After steaming the canvas to set the dye - "that's where you cross your fingers" - she stitched the panels together and stretched them onto a frame, as painters do. She then embroidered the canvas with traditional Czech and Slovak designs she found during her trip. The final product reflects some the same layers of old (needlework) and new (digital photography) that inspired her on the streets of Prague.

Rodolfo Salgado Jr.
Iowa City

Salgado's "Watershed Fluid Dynamics" consists of about a dozen ceramic organs mounted on the wall and connected with a series of rubber hoses and tubes.

"A lot of my work tends to deal with bodily mechanisms and how machines relate to the body," said the artist, a graduate student in printmaking at the University of Iowa. "I have a specific interest in bodily fluids."

That interest, he explained, stems from a job he once had as a custodian at a bar, where he had to scrub all sorts of bodily fluids from the floor. And from his childhood, when he suffered from nosebleeds.
"
The bottom line is: The human being is a pressurized sack of fluid. We sneeze. We bleed.

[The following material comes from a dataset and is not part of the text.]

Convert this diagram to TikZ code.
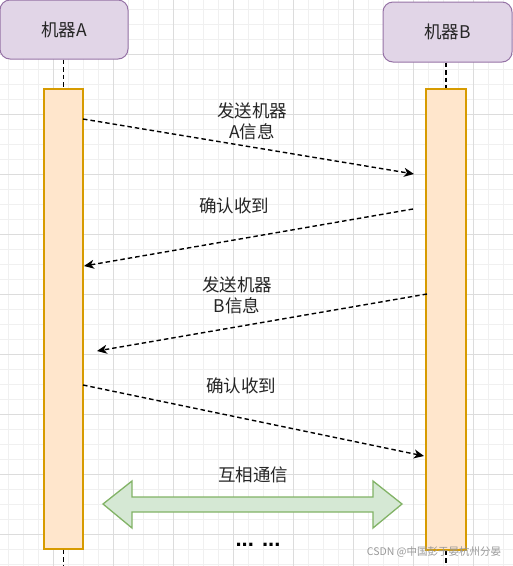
\documentclass[tikz,border=0pt]{standalone}
\usepackage{fontspec}
\setmainfont{Noto Sans CJK SC}
\usetikzlibrary{arrows.meta}
\definecolor{hdrfill}{HTML}{E1D5E7}
\definecolor{hdrline}{HTML}{9673A6}
\definecolor{actfill}{HTML}{FFE6CC}
\definecolor{actline}{HTML}{D79B00}
\definecolor{dafill}{HTML}{D5E8D4}
\definecolor{daline}{HTML}{82B366}
\definecolor{gminor}{HTML}{F0F0F0}
\definecolor{gmajor}{HTML}{DCDCDC}
\tikzset{
  hdr/.style={draw=hdrline, fill=hdrfill, line width=1pt, rounded corners=10pt, inner sep=0pt,
    font=\fontsize{17.5}{21}\selectfont, text=black!85},
  actbar/.style={draw=actline, fill=actfill, line width=1.3pt, inner sep=0pt},
  lifeline/.style={draw=black, line width=1.4pt, dash pattern=on 4.5pt off 3pt},
  msg/.style={draw=black, line width=1.4pt, dash pattern=on 4.5pt off 3pt,
    -{Stealth[length=10pt,width=9pt,inset=3pt]}},
  lbl/.style={font=\fontsize{17.5}{21}\selectfont, align=center, inner sep=0pt, text=black!85},
  gridminor/.style={draw=gminor, line width=0.6pt},
  gridmajor/.style={draw=gmajor, line width=0.8pt},
  dblarrow/.style={draw=daline, fill=dafill, line width=1.3pt, line join=miter},
}
\begin{document}
\begin{tikzpicture}[x=1pt,y=-1pt]
\useasboundingbox (0,0) rectangle (513,566);
\fill[white] (0,0) rectangle (513,566);
% grid
\foreach \x in {8,23,...,508} \draw[gridminor] (\x,0) -- (\x,566);
\foreach \y in {9,24,...,564} \draw[gridminor] (0,\y) -- (513,\y);
\foreach \x in {53,113,...,473} \draw[gridmajor] (\x,0) -- (\x,566);
\foreach \y in {54,114,...,534} \draw[gridmajor] (0,\y) -- (513,\y);

% headers
\node[hdr, minimum width=128pt, minimum height=59pt] (hA) at (64,29.5) {机器A};
\node[hdr, minimum width=129pt, minimum height=60pt] (hB) at (447.5,32) {机器B};

% activation bars
\node[actbar, minimum width=39pt, minimum height=460pt] (barA) at (63.5,319) {};
\node[actbar, minimum width=40pt, minimum height=461pt] (barB) at (446,319.5) {};

% lifelines
\coordinate (endA) at (63.5,566);
\coordinate (endB) at (446,566);
\draw[lifeline] (hA.south -| barA.north) -- (barA.north);
\draw[lifeline] (barA.south) -- (endA);
\draw[lifeline] (hB.south -| barB.north) -- (barB.north);
\draw[lifeline] (barB.south) -- (endB);

% message end points
\coordinate (m1s) at (83,119);
\coordinate (m1e) at (414,174);
\coordinate (m2s) at (413,209);
\coordinate (m2e) at (84,266);
\coordinate (m3s) at (427,294);
\coordinate (m3e) at (97,351);
\coordinate (m4s) at (83,385);
\coordinate (m4e) at (424,456);

\draw[msg] (m1s) -- (m1e);
\draw[msg] (m2s) -- (m2e);
\draw[msg] (m3s) -- (m3e);
\draw[msg] (m4s) -- (m4e);

% labels
\node[lbl] (t1) at (252,121) {发送机器\\A信息};
\node[lbl] (t2) at (234,206) {确认收到};
\node[lbl] (t3) at (237,295) {发送机器\\B信息};
\node[lbl] (t4) at (241,386) {确认收到};
\node[lbl] (t5) at (253,475) {互相通信};

% double arrow
\path[dblarrow] (103,504) -- (132,481) -- (132,497) -- (373,497) -- (373,481) -- (402,504)
  -- (373,528) -- (373,512) -- (132,512) -- (132,528) -- cycle;

% dots
\node[font=\fontspec{Liberation Sans}\bfseries\fontsize{22}{22}\selectfont, inner sep=0pt] (dots) at (258,545) {... ...};

% watermark
\node[font=\fontsize{10.5}{12}\selectfont, text=black!40, inner sep=0pt] (wm) at (434,552) {CSDN @中国彭于晏杭州分晏};
\end{tikzpicture}
\end{document}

We go to the restroom ... and to me, it's sort of magical," he said.

He studied anatomy books, plumbing systems, car-engine diagrams - "basically anything that transports fluids" - to gather ideas for the sculpture, which isn't exactly pretty. But it's honest.
"We have this internal system that can be ungainly or embarrassing," curator Burkhalter said. "It's a part of life."






Iowa Artists 2010

Works by Benjamin Gardner, Larassa Kabel, Ingrid Lilligren, Nathan Morton and Daniel Weiss of Des Moines; Leslie Hall and Teresa Paschke of Ames; Josh Black, Micah Bloom, Megan Dirks, Laurel Farrin and Rodolfo Salgado Jr. of Iowa City; Richard Colburn of Cedar Falls; Jim Shrosbree of Fairfield; and Kristin Quinn of Davenport.

WHEN: Through Sept. 19. There are free gallery talks at 6:30 p.m. Thursday (with Bloom, Paschke, Quinn) and 6:30 p.m. July 15 (Colburn, Hall, Lilligren).